In my opinion, anybody who doesn’t start selling ebooks the moment he sees those huge book archives that are available for FREE (albeit illiegal) download all over the place just doesn’t deserve to make any money.
Sorry if that sounds provocative, but believe me, if I had the chance to speak the the top publishers and autors out there, I’d ask them that question!!!
btw. My Iliad is arriving tomorrow…FINALLY…and I’ll finally be able to read my ebooks without killing my eyes…^^
The idea of embedding digital watermarks in an electronic object to facilitate the tracing of the purchase history and provenance of the object has been discussed for years. Also, the related but distinct idea of embedding the actual name and address of a purchaser has been discussed. Some proposals further suggest including credit card type information. (The Palm Reader apparently used a variant of this approach.) These ideas are interesting as discussed by Roland Rohde, bingle and others above.
But I think that there is a major problem with all the proposals that rely on traceability as a deterrent. Pirates (“data thieves”, “information liberators” or whatever) can simply secretly copy ebooks and then distribute them on peer-to-peer networks and other pirate channels. Currently, the average level of security on personal computers is atrocious. A substantial fraction of the computers connected to the internet have been compromised and contain spyware, adware, trojans and/or other fauna of the genus malware. Breaking into multiple machines and copying myriad ebook libraries is quite doable by piratical groups.

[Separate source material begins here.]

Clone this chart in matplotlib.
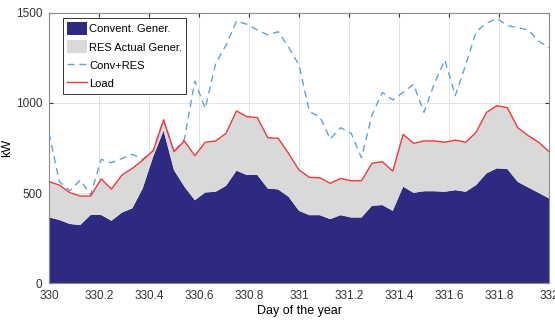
import numpy as np
import matplotlib.pyplot as plt

plt.rcParams['font.family'] = ['Liberation Sans', 'DejaVu Sans']
plt.rcParams['font.size'] = 8.5

# hourly samples, day 330 .. 332
day = 330 + np.arange(49) / 24.0

conv = [365, 350, 328, 322, 378, 378, 346, 391, 415, 526, 702, 846,
        627, 535, 460, 503, 507, 540, 624, 600, 600, 525, 520, 479,
        401, 377, 377, 355, 377, 364, 364, 429, 433, 401, 535, 501,
        510, 510, 507, 516, 507, 544, 609, 637, 633, 562, 531, 501, 470]

load = [563, 544, 502, 483, 483, 578, 522, 600, 637, 683, 735, 906,
        730, 789, 707, 782, 789, 832, 956, 924, 919, 807, 804, 720,
        628, 587, 585, 554, 581, 568, 568, 665, 674, 622, 826, 776,
        789, 789, 782, 794, 782, 837, 948, 985, 974, 863, 819, 782, 730]

conv_res = [832, 563, 513, 572, 489, 687, 668, 692, 715, 687, 735, 906,
            730, 800, 1122, 970, 1220, 1322, 1456, 1437, 1406, 1378, 1396, 1310,
            1211, 952, 924, 800, 863, 832, 696, 933, 1059, 1017, 1059, 1104,
            948, 1109, 1239, 1041, 1211, 1396, 1443, 1470, 1430, 1418, 1406, 1344, 1307]

conv = np.array(conv)
load = np.array(load)
res = load - conv

fig = plt.figure(figsize=(5.55, 3.24), dpi=100)
ax = fig.add_axes([0.0883, 0.1265, 0.9009, 0.8334])

ax.stackplot(day, conv, res, colors=['#2e2a82', '#d9d9d9'],
             labels=['Convent. Gener.', 'RES Actual Gener.'], zorder=2)
ax.plot(day, conv_res, '--', color='#5ea3d8', lw=1.0, dashes=(5, 3.5),
        label='Conv+RES', zorder=3)
ax.plot(day, load, color='#f03a3a', lw=1.0, label='Load', zorder=4)

ax.set_xlim(330, 332)
ax.set_ylim(0, 1500)
ax.set_xticks(np.arange(330, 332.01, 0.2))
ax.set_xticklabels(['330', '330.2', '330.4', '330.6', '330.8', '331',
                    '331.2', '331.4', '331.6', '331.8', '332'])
ax.set_yticks([0, 500, 1000, 1500])
ax.grid(True, color='#e3e3e3', lw=0.7, zorder=0)
ax.set_axisbelow(True)
ax.tick_params(direction='in', top=True, right=True, length=3,
               colors='#333333', labelsize=8.5, pad=5)
for s in ax.spines.values():
    s.set_color('#8c8c8c')
    s.set_linewidth(0.8)

ax.set_xlabel('Day of the year', fontsize=9, labelpad=2)
ax.set_ylabel('kW', fontsize=9)
ax.yaxis.set_label_coords(-0.071, 0.5)

leg = ax.legend(loc='upper left', bbox_to_anchor=(0.028, 0.981),
                borderaxespad=0, fontsize=8, handlelength=1.8,
                handleheight=1.4, labelspacing=0.5, handletextpad=0.2,
                borderpad=0.35, fancybox=False, framealpha=1,
                edgecolor='#333333')
leg.get_frame().set_linewidth(0.7)

fig.savefig('out.png', dpi=100)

There is an underlying and powerful mismatch in incentives between copyright holders and casual readers. A copyright holder may believe that he or she will suffer millions of dollars in damage if his or her ebook appears in pirate distribution networks. However, the typical reader of the bestseller will not spend millions of dollars to secure his computer system against intrusion. If an ebook in a pirate channel is traced to an individual then he or she will likely disclaim responsibility and say that it was “stolen”. Further, readers will not be willing to assume million dollar liabilities simply to read an ebook.